* Start Data section *
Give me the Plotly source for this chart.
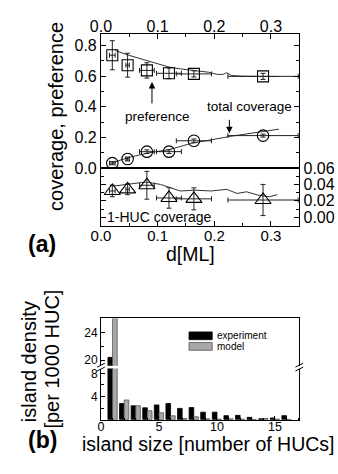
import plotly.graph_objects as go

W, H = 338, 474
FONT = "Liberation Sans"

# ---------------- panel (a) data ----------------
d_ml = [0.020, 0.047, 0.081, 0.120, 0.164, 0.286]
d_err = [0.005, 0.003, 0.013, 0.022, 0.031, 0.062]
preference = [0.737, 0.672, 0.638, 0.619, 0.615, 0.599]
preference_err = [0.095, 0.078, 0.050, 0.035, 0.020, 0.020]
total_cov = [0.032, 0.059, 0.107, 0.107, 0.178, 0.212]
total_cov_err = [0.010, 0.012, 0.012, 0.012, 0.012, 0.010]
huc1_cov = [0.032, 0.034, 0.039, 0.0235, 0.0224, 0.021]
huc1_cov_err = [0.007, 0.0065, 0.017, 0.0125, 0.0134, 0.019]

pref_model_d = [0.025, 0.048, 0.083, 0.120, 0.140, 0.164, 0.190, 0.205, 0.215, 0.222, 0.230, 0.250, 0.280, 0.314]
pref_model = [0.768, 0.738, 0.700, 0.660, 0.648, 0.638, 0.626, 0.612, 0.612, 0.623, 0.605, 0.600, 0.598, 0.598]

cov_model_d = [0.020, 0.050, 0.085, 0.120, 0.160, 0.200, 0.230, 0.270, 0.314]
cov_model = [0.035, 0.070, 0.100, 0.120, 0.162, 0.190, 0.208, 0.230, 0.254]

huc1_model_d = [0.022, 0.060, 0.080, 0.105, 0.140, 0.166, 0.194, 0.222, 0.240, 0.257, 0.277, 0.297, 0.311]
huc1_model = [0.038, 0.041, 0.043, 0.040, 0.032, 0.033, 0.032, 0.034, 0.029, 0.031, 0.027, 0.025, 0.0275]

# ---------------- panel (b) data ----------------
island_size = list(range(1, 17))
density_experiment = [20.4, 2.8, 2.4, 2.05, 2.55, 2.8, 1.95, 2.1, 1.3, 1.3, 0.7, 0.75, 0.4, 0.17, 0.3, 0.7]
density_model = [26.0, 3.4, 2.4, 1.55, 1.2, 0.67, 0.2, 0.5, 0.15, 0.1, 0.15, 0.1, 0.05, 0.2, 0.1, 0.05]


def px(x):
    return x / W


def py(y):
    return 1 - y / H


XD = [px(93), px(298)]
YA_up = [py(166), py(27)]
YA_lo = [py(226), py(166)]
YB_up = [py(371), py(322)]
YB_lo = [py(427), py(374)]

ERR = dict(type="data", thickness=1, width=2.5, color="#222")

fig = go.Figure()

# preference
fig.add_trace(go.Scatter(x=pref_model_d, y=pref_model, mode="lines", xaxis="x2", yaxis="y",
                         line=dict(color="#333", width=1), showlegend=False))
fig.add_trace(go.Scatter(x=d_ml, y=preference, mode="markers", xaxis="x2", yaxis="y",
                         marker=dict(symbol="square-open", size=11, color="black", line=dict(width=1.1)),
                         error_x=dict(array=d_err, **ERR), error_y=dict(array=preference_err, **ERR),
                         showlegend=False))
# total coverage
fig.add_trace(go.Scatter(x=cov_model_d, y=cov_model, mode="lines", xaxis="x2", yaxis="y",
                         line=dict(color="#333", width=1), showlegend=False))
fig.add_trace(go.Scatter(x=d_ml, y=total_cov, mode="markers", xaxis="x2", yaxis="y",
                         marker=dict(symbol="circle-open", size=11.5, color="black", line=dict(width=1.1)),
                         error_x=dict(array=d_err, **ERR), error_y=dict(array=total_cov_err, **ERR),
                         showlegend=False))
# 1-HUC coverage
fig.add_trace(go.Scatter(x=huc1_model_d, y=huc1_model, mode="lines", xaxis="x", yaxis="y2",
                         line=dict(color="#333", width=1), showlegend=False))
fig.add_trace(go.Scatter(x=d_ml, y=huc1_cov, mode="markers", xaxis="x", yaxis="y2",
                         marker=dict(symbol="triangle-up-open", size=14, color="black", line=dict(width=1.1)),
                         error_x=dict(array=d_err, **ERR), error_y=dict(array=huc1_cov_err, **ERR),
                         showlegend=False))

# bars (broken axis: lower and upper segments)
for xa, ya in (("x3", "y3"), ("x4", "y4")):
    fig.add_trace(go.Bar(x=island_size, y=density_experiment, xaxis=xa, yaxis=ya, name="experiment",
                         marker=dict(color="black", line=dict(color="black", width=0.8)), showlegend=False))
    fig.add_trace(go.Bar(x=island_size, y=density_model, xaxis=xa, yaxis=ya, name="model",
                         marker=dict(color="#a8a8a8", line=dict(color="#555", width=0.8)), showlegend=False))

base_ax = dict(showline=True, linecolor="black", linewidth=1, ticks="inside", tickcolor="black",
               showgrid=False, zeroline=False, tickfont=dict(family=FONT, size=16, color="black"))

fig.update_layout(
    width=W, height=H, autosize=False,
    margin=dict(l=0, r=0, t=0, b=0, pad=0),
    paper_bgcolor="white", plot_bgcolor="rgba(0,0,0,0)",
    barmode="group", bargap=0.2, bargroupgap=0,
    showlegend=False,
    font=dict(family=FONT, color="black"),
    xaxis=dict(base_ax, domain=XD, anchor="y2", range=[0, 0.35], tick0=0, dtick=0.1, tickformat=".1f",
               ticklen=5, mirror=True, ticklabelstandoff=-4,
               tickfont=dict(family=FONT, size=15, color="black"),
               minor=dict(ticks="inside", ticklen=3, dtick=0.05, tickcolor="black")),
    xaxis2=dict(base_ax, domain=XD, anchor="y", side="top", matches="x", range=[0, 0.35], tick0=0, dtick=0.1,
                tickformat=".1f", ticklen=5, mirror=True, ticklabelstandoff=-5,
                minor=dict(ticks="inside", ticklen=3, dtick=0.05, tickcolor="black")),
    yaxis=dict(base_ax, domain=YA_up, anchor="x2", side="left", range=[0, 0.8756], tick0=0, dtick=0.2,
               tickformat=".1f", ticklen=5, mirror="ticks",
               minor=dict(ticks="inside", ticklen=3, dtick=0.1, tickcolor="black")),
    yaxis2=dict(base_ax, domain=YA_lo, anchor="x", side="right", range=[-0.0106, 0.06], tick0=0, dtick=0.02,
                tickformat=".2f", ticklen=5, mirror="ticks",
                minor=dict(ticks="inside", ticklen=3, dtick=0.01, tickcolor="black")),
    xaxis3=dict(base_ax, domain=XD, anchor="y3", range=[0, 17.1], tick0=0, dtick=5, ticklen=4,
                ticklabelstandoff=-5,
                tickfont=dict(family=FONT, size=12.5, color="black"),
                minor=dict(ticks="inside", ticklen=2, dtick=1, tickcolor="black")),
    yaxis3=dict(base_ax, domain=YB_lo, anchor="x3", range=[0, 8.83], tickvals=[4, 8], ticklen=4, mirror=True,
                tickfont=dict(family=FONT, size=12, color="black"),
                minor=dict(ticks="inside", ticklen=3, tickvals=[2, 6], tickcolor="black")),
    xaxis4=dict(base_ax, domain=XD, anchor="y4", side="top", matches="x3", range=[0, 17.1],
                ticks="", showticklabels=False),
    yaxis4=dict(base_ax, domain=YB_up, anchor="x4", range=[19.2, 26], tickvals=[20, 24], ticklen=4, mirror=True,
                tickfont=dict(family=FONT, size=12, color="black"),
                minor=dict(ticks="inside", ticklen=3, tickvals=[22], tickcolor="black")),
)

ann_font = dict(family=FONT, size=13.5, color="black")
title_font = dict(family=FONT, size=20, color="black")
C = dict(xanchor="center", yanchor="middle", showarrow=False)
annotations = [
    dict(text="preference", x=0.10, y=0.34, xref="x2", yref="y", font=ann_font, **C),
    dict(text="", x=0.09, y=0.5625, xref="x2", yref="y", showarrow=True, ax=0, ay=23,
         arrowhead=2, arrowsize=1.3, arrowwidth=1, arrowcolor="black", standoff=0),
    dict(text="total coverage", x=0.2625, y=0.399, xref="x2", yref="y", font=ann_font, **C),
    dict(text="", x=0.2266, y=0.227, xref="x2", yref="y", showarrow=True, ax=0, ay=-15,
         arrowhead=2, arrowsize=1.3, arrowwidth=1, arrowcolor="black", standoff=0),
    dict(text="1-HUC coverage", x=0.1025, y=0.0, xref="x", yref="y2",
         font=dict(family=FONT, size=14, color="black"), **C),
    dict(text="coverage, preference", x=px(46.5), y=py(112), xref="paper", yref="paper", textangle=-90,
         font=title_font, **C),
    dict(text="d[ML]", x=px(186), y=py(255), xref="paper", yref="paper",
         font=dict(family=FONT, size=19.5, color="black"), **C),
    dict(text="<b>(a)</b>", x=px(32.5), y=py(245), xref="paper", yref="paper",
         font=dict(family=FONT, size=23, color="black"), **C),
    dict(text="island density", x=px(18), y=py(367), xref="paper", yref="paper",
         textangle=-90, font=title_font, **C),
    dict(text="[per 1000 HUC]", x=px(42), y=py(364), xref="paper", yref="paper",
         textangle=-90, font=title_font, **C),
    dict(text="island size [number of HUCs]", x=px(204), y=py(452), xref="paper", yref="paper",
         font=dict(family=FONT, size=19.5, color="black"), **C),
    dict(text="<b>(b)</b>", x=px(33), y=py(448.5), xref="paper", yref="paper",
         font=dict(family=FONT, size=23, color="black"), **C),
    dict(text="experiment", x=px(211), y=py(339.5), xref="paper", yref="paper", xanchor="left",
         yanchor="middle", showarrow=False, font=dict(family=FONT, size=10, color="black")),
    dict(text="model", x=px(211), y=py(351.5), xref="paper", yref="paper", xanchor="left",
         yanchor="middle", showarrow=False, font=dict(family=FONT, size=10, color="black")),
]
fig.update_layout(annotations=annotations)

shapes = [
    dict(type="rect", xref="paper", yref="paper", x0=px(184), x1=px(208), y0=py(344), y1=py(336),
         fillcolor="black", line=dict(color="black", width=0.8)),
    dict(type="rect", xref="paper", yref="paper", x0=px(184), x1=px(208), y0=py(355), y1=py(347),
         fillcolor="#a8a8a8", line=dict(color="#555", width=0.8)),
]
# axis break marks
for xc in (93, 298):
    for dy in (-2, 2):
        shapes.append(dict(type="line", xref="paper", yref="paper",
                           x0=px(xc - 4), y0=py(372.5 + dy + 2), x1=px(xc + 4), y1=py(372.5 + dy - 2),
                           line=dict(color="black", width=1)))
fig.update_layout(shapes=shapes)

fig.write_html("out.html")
* End Data section *
* Start Data section *
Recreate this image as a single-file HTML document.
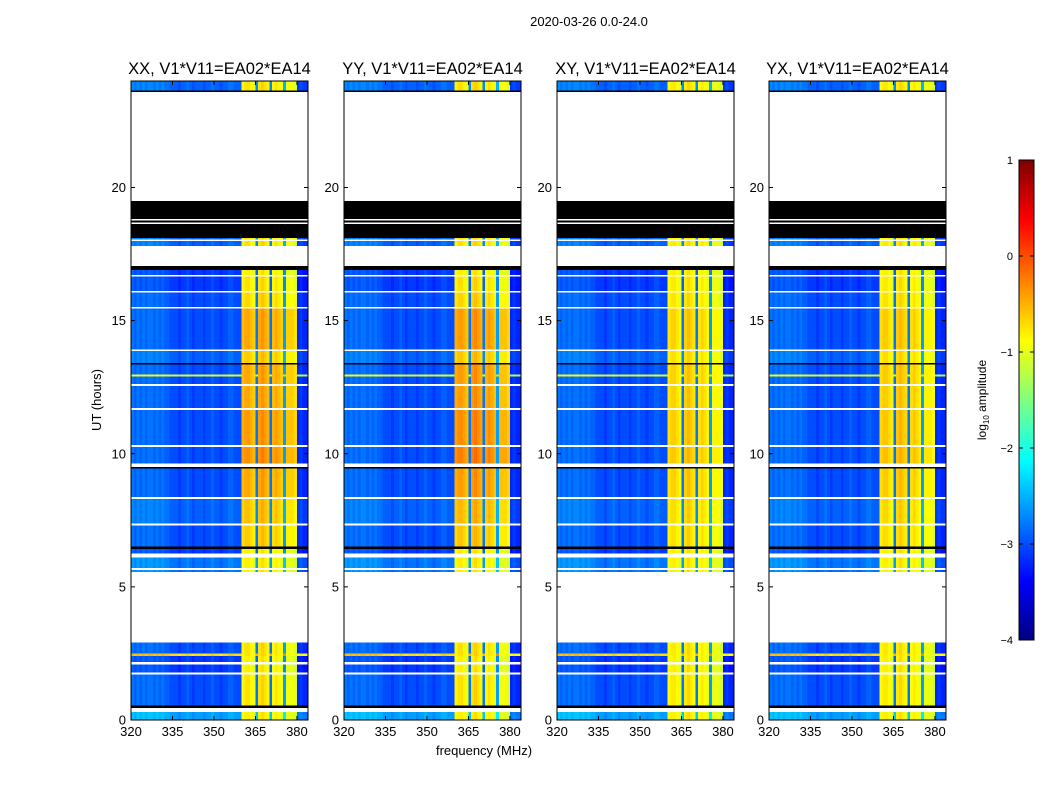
* End Data section *
* Start Data section *
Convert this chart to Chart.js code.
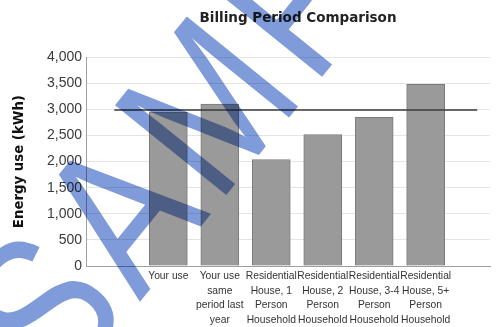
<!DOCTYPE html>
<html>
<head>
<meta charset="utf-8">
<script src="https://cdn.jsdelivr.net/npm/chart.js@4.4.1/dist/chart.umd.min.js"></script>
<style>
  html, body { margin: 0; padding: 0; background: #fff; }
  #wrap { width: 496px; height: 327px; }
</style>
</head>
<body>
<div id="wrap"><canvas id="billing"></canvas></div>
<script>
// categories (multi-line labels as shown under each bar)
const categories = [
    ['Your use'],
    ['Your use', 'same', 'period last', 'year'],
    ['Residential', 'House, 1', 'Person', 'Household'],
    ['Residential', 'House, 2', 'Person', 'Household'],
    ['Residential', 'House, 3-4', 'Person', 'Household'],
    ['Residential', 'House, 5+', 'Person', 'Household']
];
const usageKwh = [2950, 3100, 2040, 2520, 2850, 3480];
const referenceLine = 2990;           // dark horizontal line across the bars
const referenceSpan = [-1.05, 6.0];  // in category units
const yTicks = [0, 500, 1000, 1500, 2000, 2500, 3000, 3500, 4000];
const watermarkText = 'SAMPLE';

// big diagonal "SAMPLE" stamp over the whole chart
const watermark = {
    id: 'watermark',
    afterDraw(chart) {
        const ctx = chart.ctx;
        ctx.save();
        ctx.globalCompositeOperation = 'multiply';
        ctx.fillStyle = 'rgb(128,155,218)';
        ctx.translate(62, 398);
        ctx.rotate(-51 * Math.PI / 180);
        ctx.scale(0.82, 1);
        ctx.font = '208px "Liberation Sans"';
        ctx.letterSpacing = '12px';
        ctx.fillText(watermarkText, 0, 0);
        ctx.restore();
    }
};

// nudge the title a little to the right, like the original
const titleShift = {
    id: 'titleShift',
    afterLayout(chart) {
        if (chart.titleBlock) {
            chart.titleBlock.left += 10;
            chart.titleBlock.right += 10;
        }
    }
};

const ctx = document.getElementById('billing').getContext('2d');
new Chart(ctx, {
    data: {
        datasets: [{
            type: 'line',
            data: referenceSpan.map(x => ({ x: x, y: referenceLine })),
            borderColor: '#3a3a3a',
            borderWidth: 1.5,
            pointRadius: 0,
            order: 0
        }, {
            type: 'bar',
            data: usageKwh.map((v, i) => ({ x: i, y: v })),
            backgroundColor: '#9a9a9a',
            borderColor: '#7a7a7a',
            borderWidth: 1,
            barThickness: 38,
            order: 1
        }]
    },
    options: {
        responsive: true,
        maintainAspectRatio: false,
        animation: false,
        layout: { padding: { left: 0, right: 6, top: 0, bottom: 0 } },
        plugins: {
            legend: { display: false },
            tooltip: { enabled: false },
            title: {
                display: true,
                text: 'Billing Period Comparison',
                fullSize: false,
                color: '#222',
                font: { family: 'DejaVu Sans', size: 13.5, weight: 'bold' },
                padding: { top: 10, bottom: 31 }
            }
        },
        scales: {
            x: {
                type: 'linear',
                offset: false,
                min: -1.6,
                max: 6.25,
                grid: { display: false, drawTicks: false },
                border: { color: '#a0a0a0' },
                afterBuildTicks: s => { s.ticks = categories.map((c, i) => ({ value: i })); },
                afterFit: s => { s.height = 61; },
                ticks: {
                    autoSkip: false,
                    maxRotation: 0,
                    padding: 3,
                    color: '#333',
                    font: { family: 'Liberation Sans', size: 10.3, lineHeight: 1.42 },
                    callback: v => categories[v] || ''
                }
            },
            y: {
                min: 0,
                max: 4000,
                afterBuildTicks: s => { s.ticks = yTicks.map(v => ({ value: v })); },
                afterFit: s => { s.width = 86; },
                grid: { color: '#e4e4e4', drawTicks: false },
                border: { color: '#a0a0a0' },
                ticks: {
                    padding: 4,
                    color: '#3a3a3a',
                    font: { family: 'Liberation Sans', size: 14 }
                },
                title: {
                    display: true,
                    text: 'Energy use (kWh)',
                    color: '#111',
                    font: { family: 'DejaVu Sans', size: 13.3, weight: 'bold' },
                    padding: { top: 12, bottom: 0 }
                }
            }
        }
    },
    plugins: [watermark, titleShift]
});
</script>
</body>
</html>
* End Data section *
**Aim:**
Give the number of lines in the records that contain the string "this", with no other output.

**Response below:**
3